KARACHI, April 10: All analysts polled expect the State Bank of Pakistan to keep its policy rate unchanged at 9.5 per cent, despite inflation clocking in at a 68 month low, due to dwindling reserves amid increasing debt repayments and pressure on the rupee.

The central bank is due to unveil its monetary policy statement on Friday for the subsequent two months.

The inflation rate eased to 6.57 per cent in March year-on-year, from 7.4 per cent in February but on a month-on-month basis, prices rose 0.41 per cent.

However though the pace of inflation has remained sluggish in the previous few months, according to Arif Habib Research “the upside risk attached to the overall inflation remains. Though some respite is coming from sustainable oil prices, however, as already identified, resurgence in the government borrowing (particularly from the central bank) and further erosion in the rupee are expected to create challenges to low inflation, going forward.”

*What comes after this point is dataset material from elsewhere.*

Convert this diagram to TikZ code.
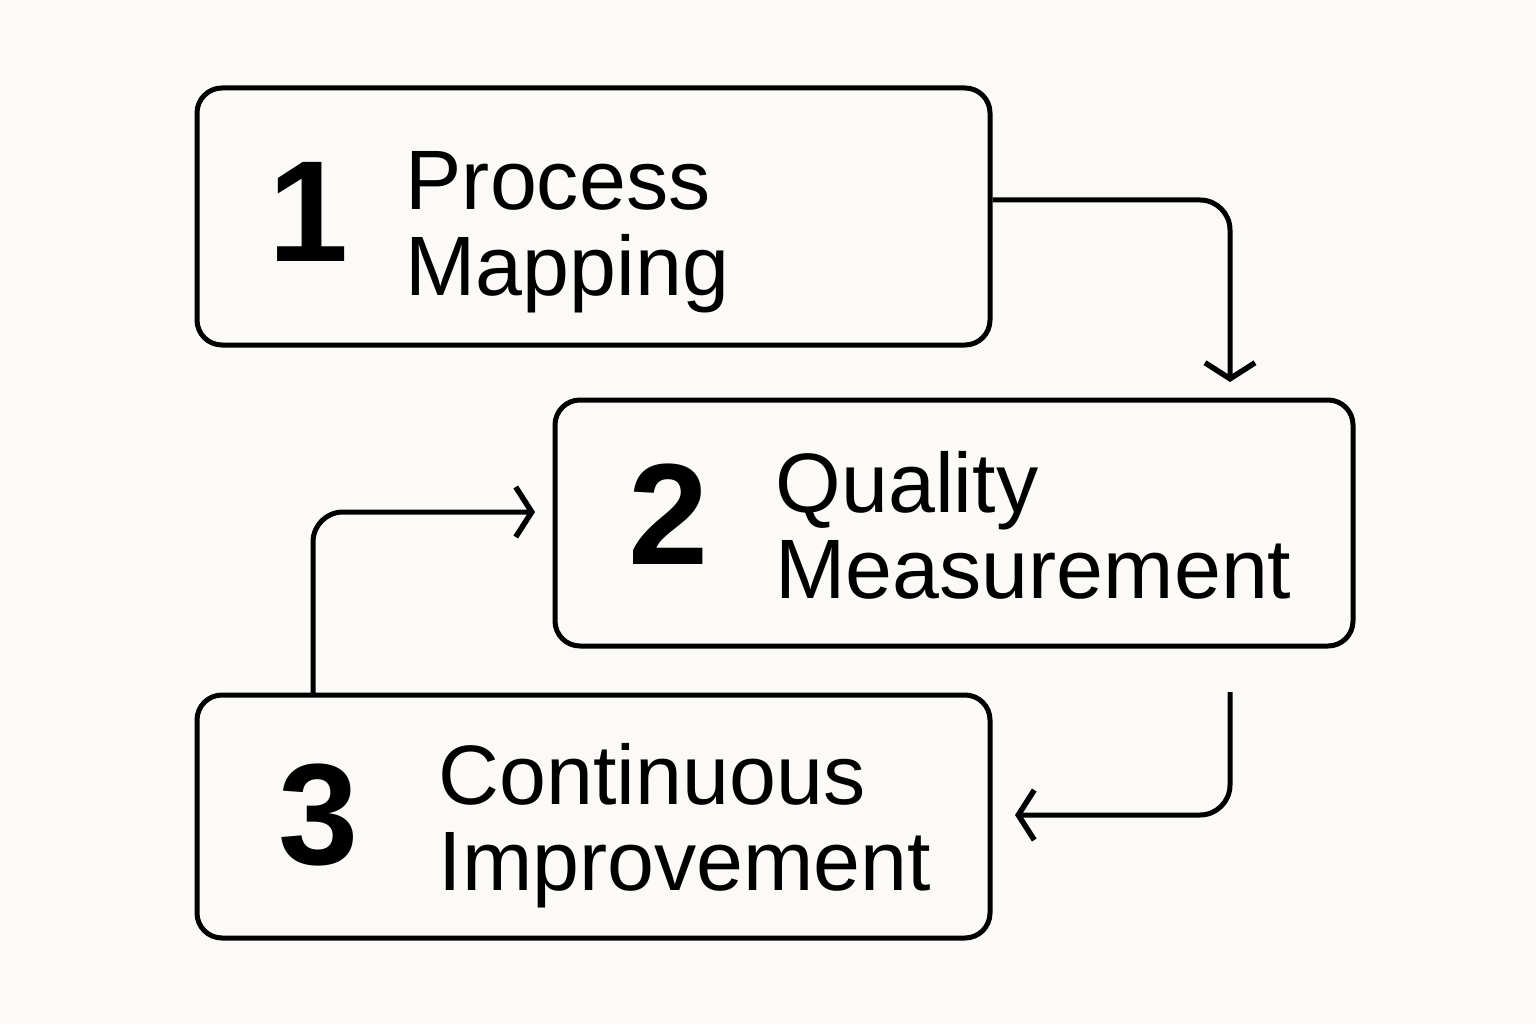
\documentclass[tikz,border=0pt]{standalone}
\usepackage{fontspec}
\setmainfont{Liberation Sans}
\usetikzlibrary{arrows.meta}
\definecolor{paper}{HTML}{FBFAF6}
\tikzset{stagebox/.style={draw=black,line width=0.05cm,rounded corners=0.25cm,inner sep=0pt},
  stagenum/.style={anchor=base west,inner sep=0pt,font=\fontsize{41}{44}\selectfont\bfseries},
  stagelabel/.style={anchor=base west,inner sep=0pt,align=left,font=\fontsize{24}{24.2}\selectfont},
  flow/.style={line width=0.05cm,rounded corners=0.3cm,-{Straight Barb[length=0.16cm,width=0.5cm,line width=0.055cm]}}}
\begin{document}
\begin{tikzpicture}
\fill[paper] (0,0) rectangle (15.36,10.24);
\useasboundingbox (0,0) rectangle (15.36,10.24);
% stages
\node[stagebox,minimum width=7.93cm,minimum height=2.57cm] (mapping) at (5.935,8.075) {};
\node[stagebox,minimum width=7.98cm,minimum height=2.46cm] (measure) at (9.54,5.01) {};
\node[stagebox,minimum width=7.93cm,minimum height=2.43cm] (improve) at (5.935,2.075) {};
\node[stagenum] (num1) at (2.68,7.62) {1};
\node[stagenum] (num2) at (6.28,4.6) {2};
\node[stagenum] (num3) at (2.78,1.6) {3};
\node[stagelabel] (lab1) at (4.05,7.29) {Process\\Mapping};
\node[stagelabel] (lab2) at (7.75,4.26) {Quality\\Measurement};
\node[stagelabel] (lab3) at (4.38,1.34) {Continuous\\Improvement};
% connectors
\coordinate (in2) at (12.3,6.42);
\coordinate (out2) at (12.3,3.32);
\coordinate (in3) at (10.15,2.09);
\coordinate (in2w) at (5.35,5.12);
\coordinate (up3) at (3.13,3.29);
\draw[flow] ([yshift=0.165cm]mapping.east) -| (in2);
\draw[flow] (out2) |- (in3);
\draw[flow] (up3) |- (in2w);
\end{tikzpicture}
\end{document}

The country’s foreign exchange reserves have depleted to $12.2 billion, with the State bank’s reserves at just $7.13 billion, barely enough to cover import payments for a little over one a half months.

“The benign CPI reading in our view has largely become irrelevant for the monetary policy considering risks to the economy remain from potential increase in government borrowing (Rs807bn FY13 to date), speculative pressures on the currency (4 per cent rupee versus US dollar depreciation FY13 to date), leading to imported inflation and weakness on external front with IMF repayments particularly if oil prices remain firm,” said Anum Dhedhi, economist at AKD Securities Ltd.

In May, Pakistan has to pay back IMF over $500 million, which seems to be a grave concern and is likely to put pressure on the rupee. With lack of external aid available, analysts expect the country to go back into an IMF loan programme even before the end of the current fiscal year.

Some analysts believe that SBP should be more proactive in defending the rupee.

“While SBP should be targeting a more active stance with regard to defence of the rupee via monetary policy, it is unlikely to change its dovish/neutral inflation data-driven stance,” said Sakib Sherani from Macro Economic Insights.

The central bank kept its key policy rate unchanged at 9.5 per cent in its last monetary policy statement in February due rising risks of macroeconomic instability and high government borrowing after lowering its policy rate by a cumulative 450 basis point over 18 months.

The analysts polled were associated with Topline Securities, Standard Chartered Bank, Arif Habab Ltd, Macroeconomic Insights, Citibank, Silk Bank, AKD Securities, Summit Capital, UBL and Ismail Iqbal Securities.